Forum Kajian Hukum dan Konstitusi (FKHK) selaku Pemohon mengutip sejumlah pendapat dari ahli hukum, di antaranya Gustav Radbruch. Menurut Gustav Radbruch terdapat tiga ide hukum, yakni kepastian, kemanfaatan, dan keadilan. Ketiga ide hukum itu merupakan hak dasar warga negara yang harus dijamin dan dilindungi oleh negara yang termaktub dalam Pasal 28D ayat (1) Undang-Undang Dasar Tahun 1945.
Diwakili Syaugi Pratama sebagai kuasa hukum, Pemohon juga mengutip pendapat Jimly Asshiddiqie yang menyatakan bahasa peraturan memiliki ciri-ciri kejelasan pengertian, kejernihan, kelugasan perumusan, kebakuan, keserasian, dan ketaatan asas dalam penggunaan kata-kata sesuai dengan kebutuhan hukum yang dihadapi. “Berdasarkan pendapat para ahli tersebut, kata segera dalam pasal a quo tidak mencerminkan hukum pidana modern yang mengandung unsur norma hukum yang tegas sekali dan sekaligus unsur kemanusiaan dan perikemanusiaan. Oleh karena itu, tidak memberikan kepastian hukum mengenai jangka waktu sebagaimana dimaksud dengan pasal a quo,” urainya dalam sidang perkara nomor 123/PUU-XIII/2015 di Ruang Sidang MK, Jakarta, Selasa (10/11).
Pemohon melanjutkan, kepastian hukum secara filosofis adalah kepastian hukum yang harus mengandung keadilan, bukan hanya kepastian dalam undang-undang. Persoalan ketidakpastian hukum pun pernah ada dalam putusan MK Nomor 3/PUU-XI/2013. Dalam pertimbangan hukumnya, Mahkamah memberikan tafsir yang menyatakan bahwa kata segera pada Pasal 18 ayat (3) KUHAP tidak memberikan kepastian hukum sebagaimana telah dijamin Pasal 28D ayat (1) UUD 1945.
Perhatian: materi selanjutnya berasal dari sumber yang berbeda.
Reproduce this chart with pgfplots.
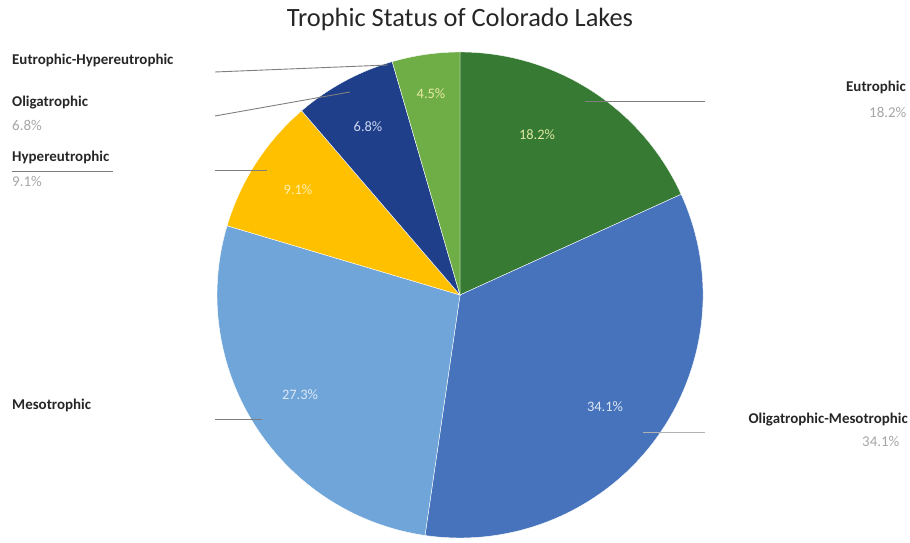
\documentclass[border=0pt]{standalone}
\usepackage{pgfplots}
\usepackage{pgfplotstable}
\pgfplotsset{compat=1.18}
\usepackage{fontspec}
\setmainfont{Carlito}
\definecolor{cEu}{HTML}{367A33}
\definecolor{cOM}{HTML}{4673BB}
\definecolor{cMe}{HTML}{6FA5D8}
\definecolor{cHy}{HTML}{FFC000}
\definecolor{cOl}{HTML}{1F3F8A}
\definecolor{cEH}{HTML}{6FAD47}
\definecolor{lbl}{HTML}{262626}
\definecolor{gry}{HTML}{A6A6A6}
\definecolor{lead}{HTML}{7F7F7F}
\pgfplotstableread{
pct
18.2
34.1
27.3
9.1
6.8
4.5
}\pietable
\begin{document}
\begin{tikzpicture}
% cumulative angles (clockwise from the top)
\def\A{90}
\foreach \i/\nm in {0/a,1/b,2/c,3/d,4/e,5/f}{
  \pgfplotstablegetelem{\i}{pct}\of\pietable
  \pgfmathsetmacro\tmp{\A-3.6*\pgfplotsretval}
  \xdef\A{\tmp}
  \expandafter\xdef\csname end\nm\endcsname{\tmp}
}
\begin{axis}[
  x=1bp, y=1bp, xmin=0, xmax=910, ymin=0, ymax=537,
  hide axis, clip=false, scale only axis,
]
\path (axis cs:0,0) rectangle (axis cs:910,537);
% wedges
\addplot[fill=cEu, draw=white, line width=0.4bp] coordinates {(460,242)} -- ++(90:243bp) arc[start angle=90, end angle=\enda, radius=243bp] -- cycle;
\addplot[fill=cOM, draw=white, line width=0.4bp] coordinates {(460,242)} -- ++(\enda:243bp) arc[start angle=\enda, end angle=\endb, radius=243bp] -- cycle;
\addplot[fill=cMe, draw=white, line width=0.4bp] coordinates {(460,242)} -- ++(\endb:243bp) arc[start angle=\endb, end angle=\endc, radius=243bp] -- cycle;
\addplot[fill=cHy, draw=white, line width=0.4bp] coordinates {(460,242)} -- ++(\endc:243bp) arc[start angle=\endc, end angle=\endd, radius=243bp] -- cycle;
\addplot[fill=cOl, draw=white, line width=0.4bp] coordinates {(460,242)} -- ++(\endd:243bp) arc[start angle=\endd, end angle=\ende, radius=243bp] -- cycle;
\addplot[fill=cEH, draw=white, line width=0.4bp] coordinates {(460,242)} -- ++(\ende:243bp) arc[start angle=\ende, end angle=\endf, radius=243bp] -- cycle;
% leader lines
\addplot[lead, line width=0.9bp] coordinates {(215,465) (388,472)};
\addplot[lead, line width=0.9bp] coordinates {(215,421) (350,445)};
\addplot[lead, line width=0.9bp] coordinates {(215,367) (267,367)};
\addplot[lead, line width=0.9bp] coordinates {(12,366) (113,366)};
\addplot[lead, line width=0.9bp] coordinates {(215,118) (262,118)};
\addplot[lead, line width=0.9bp] coordinates {(585,436) (705,436)};
\addplot[lead!60, line width=0.9bp] coordinates {(643,105) (705,105)};
% title
\node[font=\fontsize{26.5}{30}\selectfont, text=lbl] at (axis cs:460,518) {Trophic Status of Colorado Lakes};
% outside labels
\tikzset{lb/.style={font=\fontsize{15}{17}\selectfont\bfseries, text=lbl, inner sep=0pt}, gl/.style={font=\fontsize{15}{17}\selectfont, text=gry, inner sep=0pt}}
\node[lb, anchor=west] at (axis cs:12,477) {Eutrophic-Hypereutrophic};
\node[lb, anchor=west] at (axis cs:12,434) {Oligatrophic};
\node[gl, anchor=west] at (axis cs:12,412) {6.8\%};
\node[lb, anchor=west] at (axis cs:12,380) {Hypereutrophic};
\node[gl, anchor=west] at (axis cs:12,356) {9.1\%};
\node[lb, anchor=west] at (axis cs:12,132) {Mesotrophic};
\node[lb, anchor=east] at (axis cs:906,450) {Eutrophic};
\node[gl, anchor=west] at (axis cs:869,425) {18.2\%};
\node[lb, anchor=east] at (axis cs:908,117) {Oligatrophic-Mesotrophic};
\node[gl, anchor=west] at (axis cs:862,96) {34.1\%};
% inside labels
\tikzset{il/.style={font=\fontsize{14.5}{17}\selectfont, inner sep=0pt}}
\node[il, text={rgb,255:red,220;green,232;blue,160}] at (axis cs:537,402) {18.2\%};
\node[il, text={rgb,255:red,220;green,230;blue,245}] at (axis cs:605,130) {34.1\%};
\node[il, text={rgb,255:red,220;green,232;blue,245}] at (axis cs:300,142) {27.3\%};
\node[il, text={rgb,255:red,255;green,240;blue,180}] at (axis cs:298,347) {9.1\%};
\node[il, text={rgb,255:red,205;green,215;blue,240}] at (axis cs:368,410) {6.8\%};
\node[il, text={rgb,255:red,232;green,235;blue,160}] at (axis cs:431,443) {4.5\%};
\end{axis}
\end{tikzpicture}
\end{document}
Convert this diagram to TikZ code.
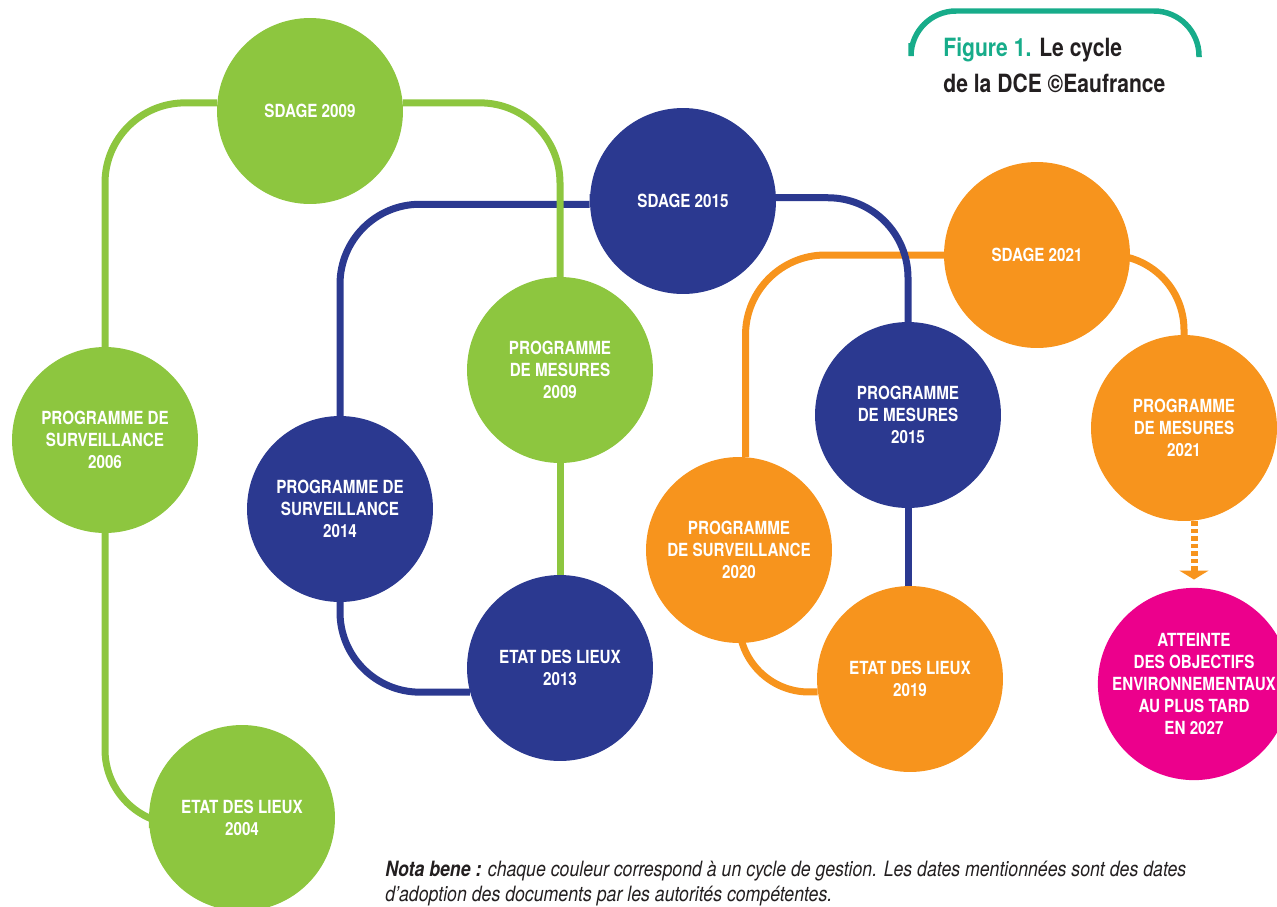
\documentclass[tikz,border=0pt]{standalone}
\usepackage{fontspec}
\setmainfont{TeX Gyre Heros}[FakeStretch=0.84]
\usetikzlibrary{arrows.meta,backgrounds}
\definecolor{cycGreen}{HTML}{8DC63F}
\definecolor{cycBlue}{HTML}{2B3990}
\definecolor{cycOrange}{HTML}{F7941D}
\definecolor{cycPink}{HTML}{EC008C}
\definecolor{cycTeal}{HTML}{17AC8A}
\definecolor{cycText}{HTML}{231F20}

\begin{document}
\begin{tikzpicture}[x=0.02cm, y=-0.02cm,
    cycle/.style={circle, fill=#1, minimum size=3.72cm, inner sep=0pt, align=center,
      text=white, font=\bfseries\fontsize{10.3}{12.5}\selectfont},
    link/.style={line width=0.14cm, draw=#1, rounded corners=1.6cm}]
        \useasboundingbox (0,0) rectangle (1277,906);

        % Title
        \draw[cycTeal, line width=0.11cm, rounded corners=0.9cm] (911,43) -- (911,11) -- (1199,11) -- (1199,57);
        \node[anchor=base west, align=left, inner sep=0pt, text=cycText, font=\bfseries\fontsize{14.3}{20.4}\selectfont] (title) at (943,92)
            {{\color{cycTeal}Figure 1.} Le cycle\\de la DCE ©Eaufrance};

        % Cycle 2004 - 2009
        \node[cycle=cycGreen] (sd09) at (310,111) {SDAGE 2009};
        \node[cycle=cycGreen] (ps06) at (105,440) {PROGRAMME DE\\SURVEILLANCE\\2006};
        \node[cycle=cycGreen] (pm09) at (560,370) {PROGRAMME\\DE MESURES\\2009};
        \node[cycle=cycGreen] (edl04) at (242,818) {ETAT DES LIEUX\\2004};

        % Cycle 2013 - 2015
        \node[cycle=cycBlue] (sd15) at (683,201) {SDAGE 2015};
        \node[cycle=cycBlue] (ps14) at (340,509) {PROGRAMME DE\\SURVEILLANCE\\2014};
        \node[cycle=cycBlue] (edl13) at (560,668) {ETAT DES LIEUX\\2013};
        \node[cycle=cycBlue] (pm15) at (908,415) {PROGRAMME\\DE MESURES\\2015};

        % Cycle 2019 - 2021
        \node[cycle=cycOrange] (sd21) at (1037,255) {SDAGE 2021};
        \node[cycle=cycOrange] (ps20) at (739,550) {PROGRAMME\\DE SURVEILLANCE\\2020};
        \node[cycle=cycOrange] (edl19) at (910,679) {ETAT DES LIEUX\\2019};
        \node[cycle=cycOrange] (pm21) at (1184,428) {PROGRAMME\\DE MESURES\\2021};

        % Objective
        \node[cycle=cycPink] (att) at (1194,684) {ATTEINTE\\DES OBJECTIFS\\ENVIRONNEMENTAUX\\AU PLUS TARD\\EN 2027};
        \draw[line width=0.14cm, cycOrange, dash pattern=on 0.09cm off 0.06cm,
            -{Triangle[width=0.58cm,length=0.18cm]}, shorten >=0.16cm] (pm21.south -| att.center) -- (att.north);

        % Connections
        \begin{scope}[on background layer]
            \draw[link=cycOrange] (sd21.center) -| (ps20.86);
            \draw[link=cycOrange, rounded corners=1.4cm] (ps20.center) |- (edl19.188);
            \draw[link=cycOrange, rounded corners=1.5cm] (sd21.center) -| (pm21.center);
            \draw[link=cycBlue] (sd15.182) -| (ps14.center);
            \draw[link=cycBlue] (ps14.center) |- (edl13.195);
            \draw[link=cycBlue] (sd15.178) -| (pm15.center);
            \draw[link=cycBlue] (pm15.center) -- (pm15.center |- edl19.center);
            \draw[link=cycGreen] (sd09.175) -| (ps06.center);
            \draw[link=cycGreen, rounded corners=1.5cm] (ps06.center) |- (edl04.184);
            \draw[link=cycGreen] (sd09.5) -| (pm09.center);
            \draw[link=cycGreen] (pm09.center) -- (edl13.center);
        \end{scope}

        % Note
        \node[anchor=base west, align=left, inner sep=0pt, text=cycText, font=\itshape\fontsize{12}{14.2}\selectfont] (note) at (385,901)
            {\textbf{Nota bene :} chaque couleur correspond à un cycle de gestion. Les dates mentionnées sont des dates\\d’adoption des documents par les autorités compétentes.};
    \end{tikzpicture}
\end{document}
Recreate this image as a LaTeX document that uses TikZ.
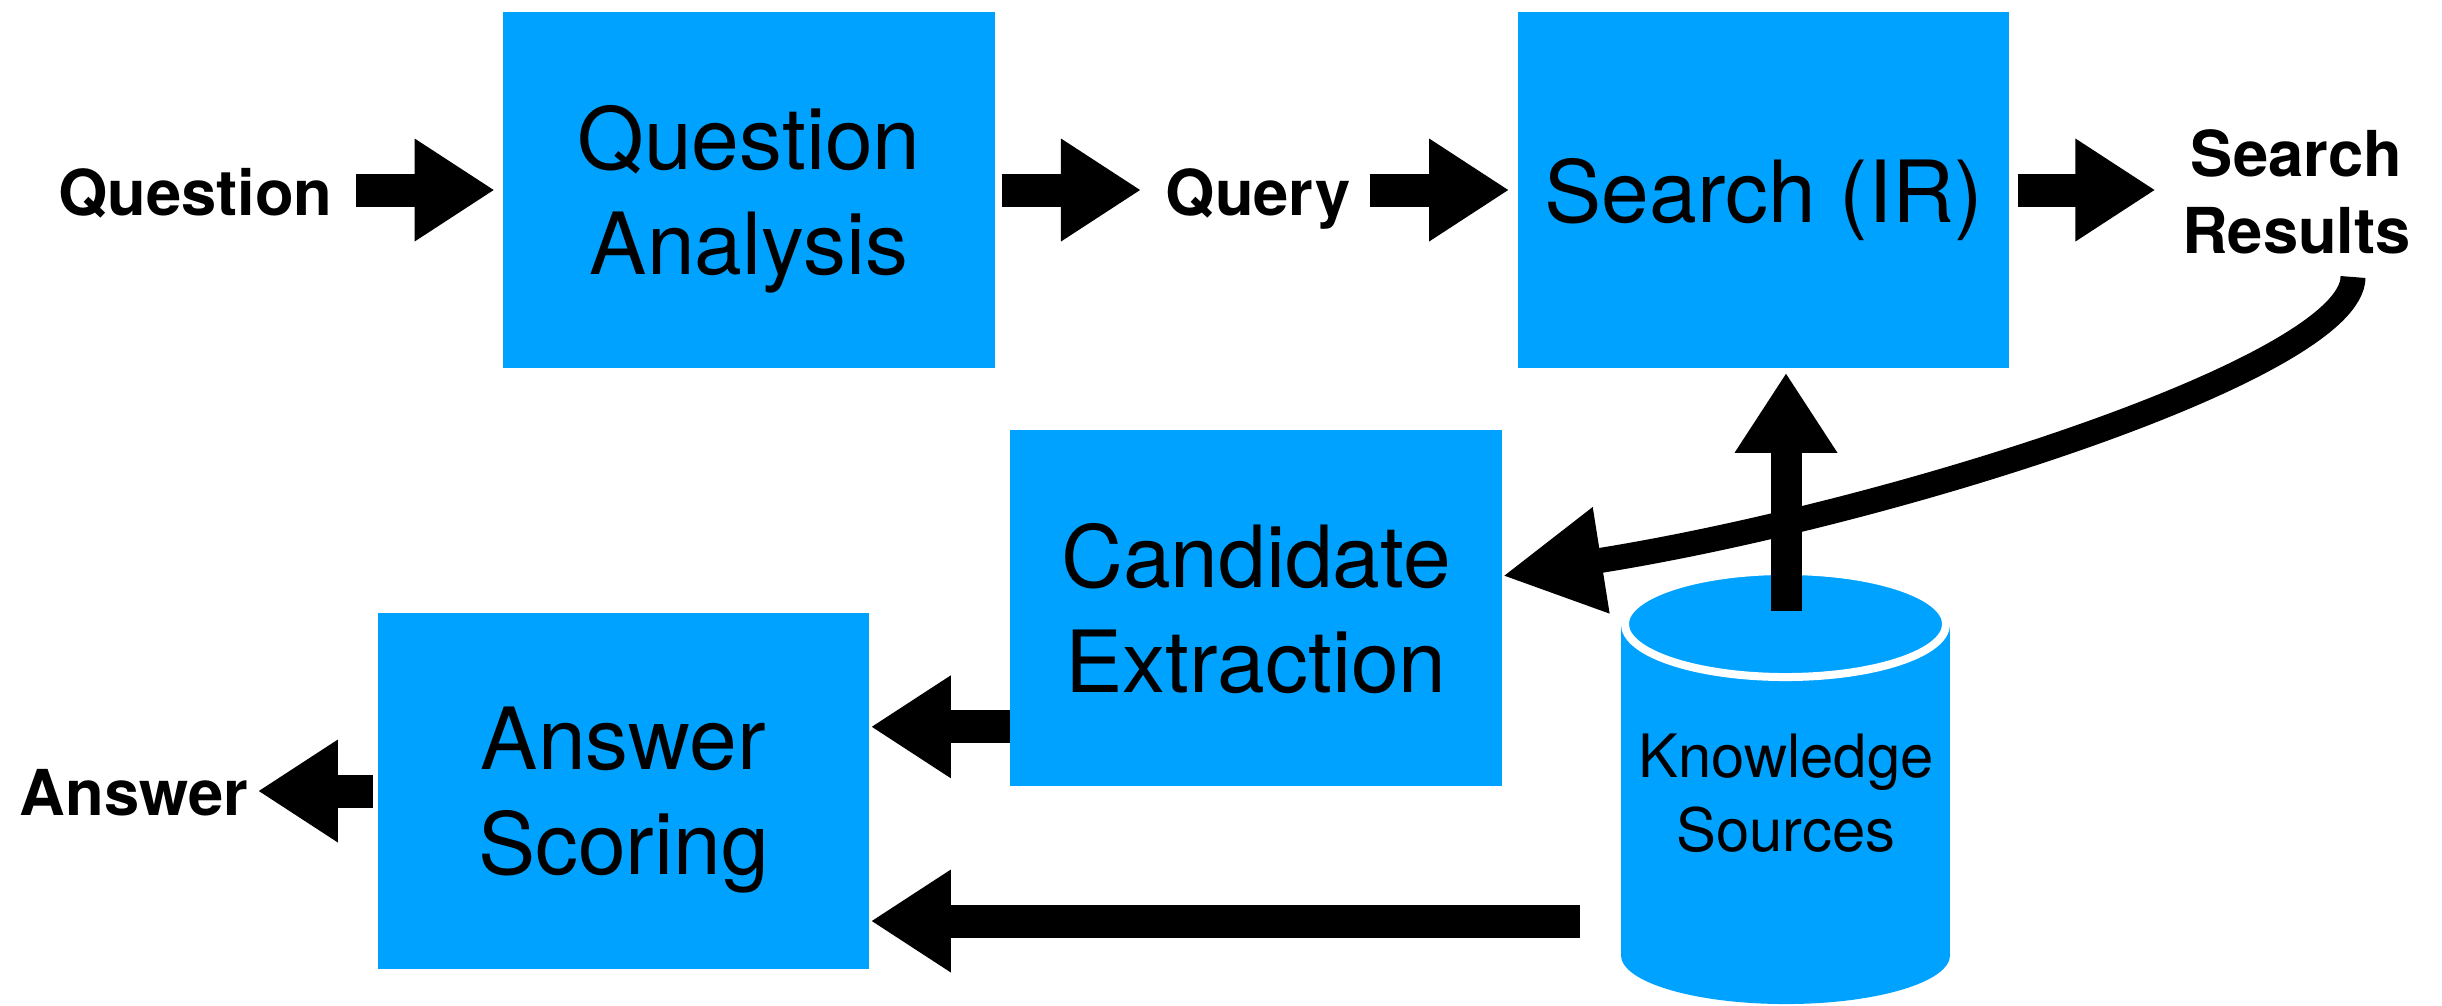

“Kepastian hukum inilah yang menurut kami tidak memberikan keadilan bagi para tersangka. Menjadi persoalan dalam pasal a quo dalam persoalan kepastian hukum adalah kata segera tidak memberikan jangka waktu yang pasti,” imbuhnya.
Pemohon kemudian menilai, Pasal 50 ayat (1) dan ayat (2) perlu rumusan secara limitatif yang memberikan jangka waktu, seperti halnya Pasal 88 ayat (2) dan ayat (3) KUHAP yang memberikan jangka waktu penyerahan berkas perkara tersangka ke penuntut umum. Apabila permohonan dikabulkan, Pemohon optimistis putusan tersebut akan semakin mendorong profesionalisme aparat penegak hukum, terutama penyidik dan penuntut umum dalam mempersiapkan berkas perkara hingga ke pengadilan. Oleh karena itu, Pemohon meminta MK menyatakan kata segera pada Pasal 50 ayat (1) dan ayat (2) KUHAP bertentangan dengan UUD 1945 dan tidak memiliki kekuatan hukum mengikat sepanjang tidak dimaknai tidak lebih dari 60 hari apabila tersangka ditahan, 90 hari apabila tersangka tidak ditahan.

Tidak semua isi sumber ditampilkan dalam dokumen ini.